21/06/16 11:45:22 ERROR BatchJobMain: Task not serializable
org.apache.spark.SparkException: Task not serializable
	at org.apache.spark.util.ClosureCleaner$.ensureSerializable(ClosureCleaner.scala:304)
	at org.apache.spark.util.ClosureCleaner$.org$apache$spark$util$ClosureCleaner$$clean(ClosureCleaner.scala:294)
	at org.apache.spark.util.ClosureCleaner$.clean(ClosureCleaner.scala:122)
	at org.apache.spark.SparkContext.clean(SparkContext.scala:2055)
	at org.apache.spark.rdd.RDD$$anonfun$filter$1.apply(RDD.scala:341)
	at org.apache.spark.rdd.RDD$$anonfun$filter$1.apply(RDD.scala:340)

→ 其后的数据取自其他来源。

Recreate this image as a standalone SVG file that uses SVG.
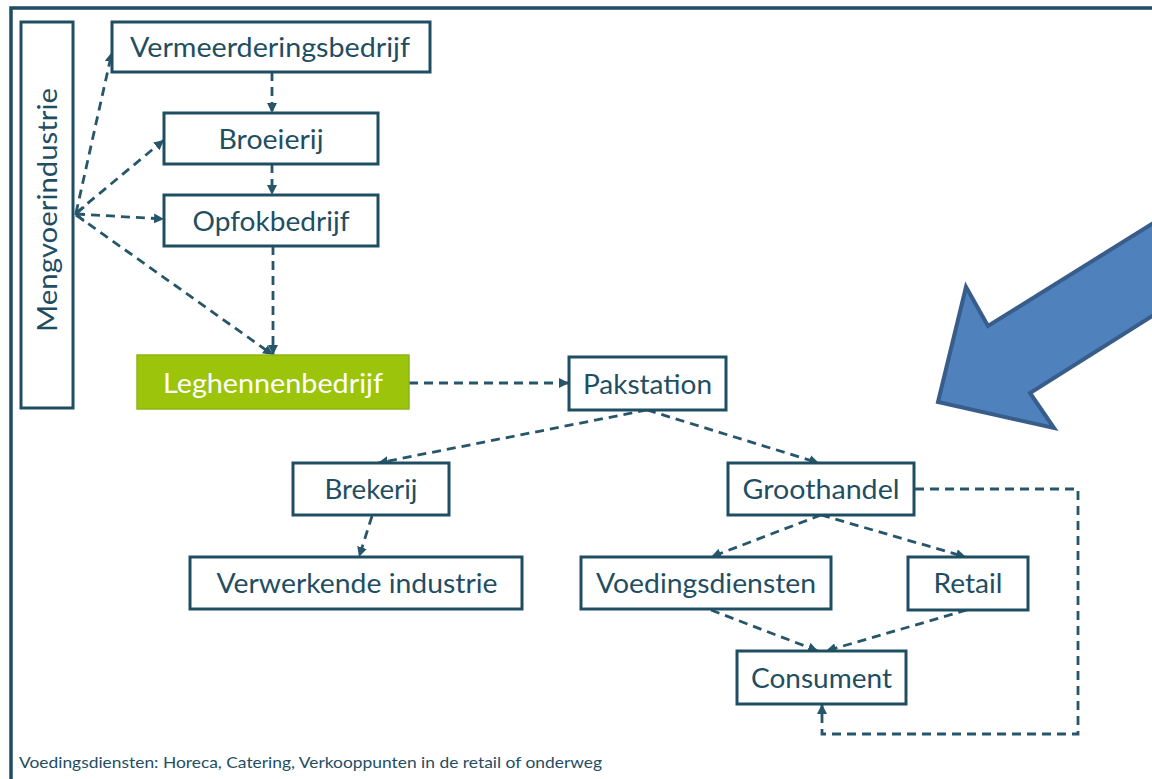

	at org.apache.spark.rdd.RDDOperationScope$.withScope(RDDOperationScope.scala:150)
	at org.apache.spark.rdd.RDDOperationScope$.withScope(RDDOperationScope.scala:111)

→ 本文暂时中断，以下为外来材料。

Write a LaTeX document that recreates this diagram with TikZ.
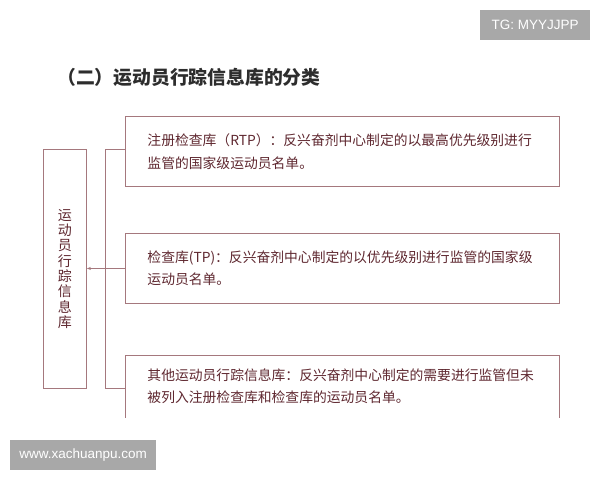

	at org.apache.spark.rdd.RDD.withScope(RDD.scala:316)
	at org.apache.spark.rdd.RDD.filter(RDD.scala:340)
	at com.winner.clu.spark.batch.analysis.AccPresetConditionData.mainFun(AccPresetConditionData.scala:110)
	at com.winner.clu.spark.batch.BatchJobMain$.main(BatchJobMain.scala:53)
	at com.winner.clu.spark.batch.BatchJobMain.main(BatchJobMain.scala)
Caused by: java.io.NotSerializableException: org.apache.log4j.Logger
Serialization stack:
	- object not serializable (class: org.apache.log4j.Logger, value: org.apache.log4j.Logger@2d728a9c)
	- field (class: com.winner.clu.spark.batch.analysis.AccPresetConditionData, name: log, type: class org.apache.log4j.Logger)
	- object (class com.winner.clu.spark.batch.analysis.AccPresetConditionData, com.winner.clu.spark.batch.analysis.AccPresetConditionData@67599bae)
	- field (class: com.winner.clu.spark.batch.analysis.AccPresetConditionData$$anonfun$9, name: $outer, type: class com.winner.clu.spark.batch.analysis.AccPresetConditionData)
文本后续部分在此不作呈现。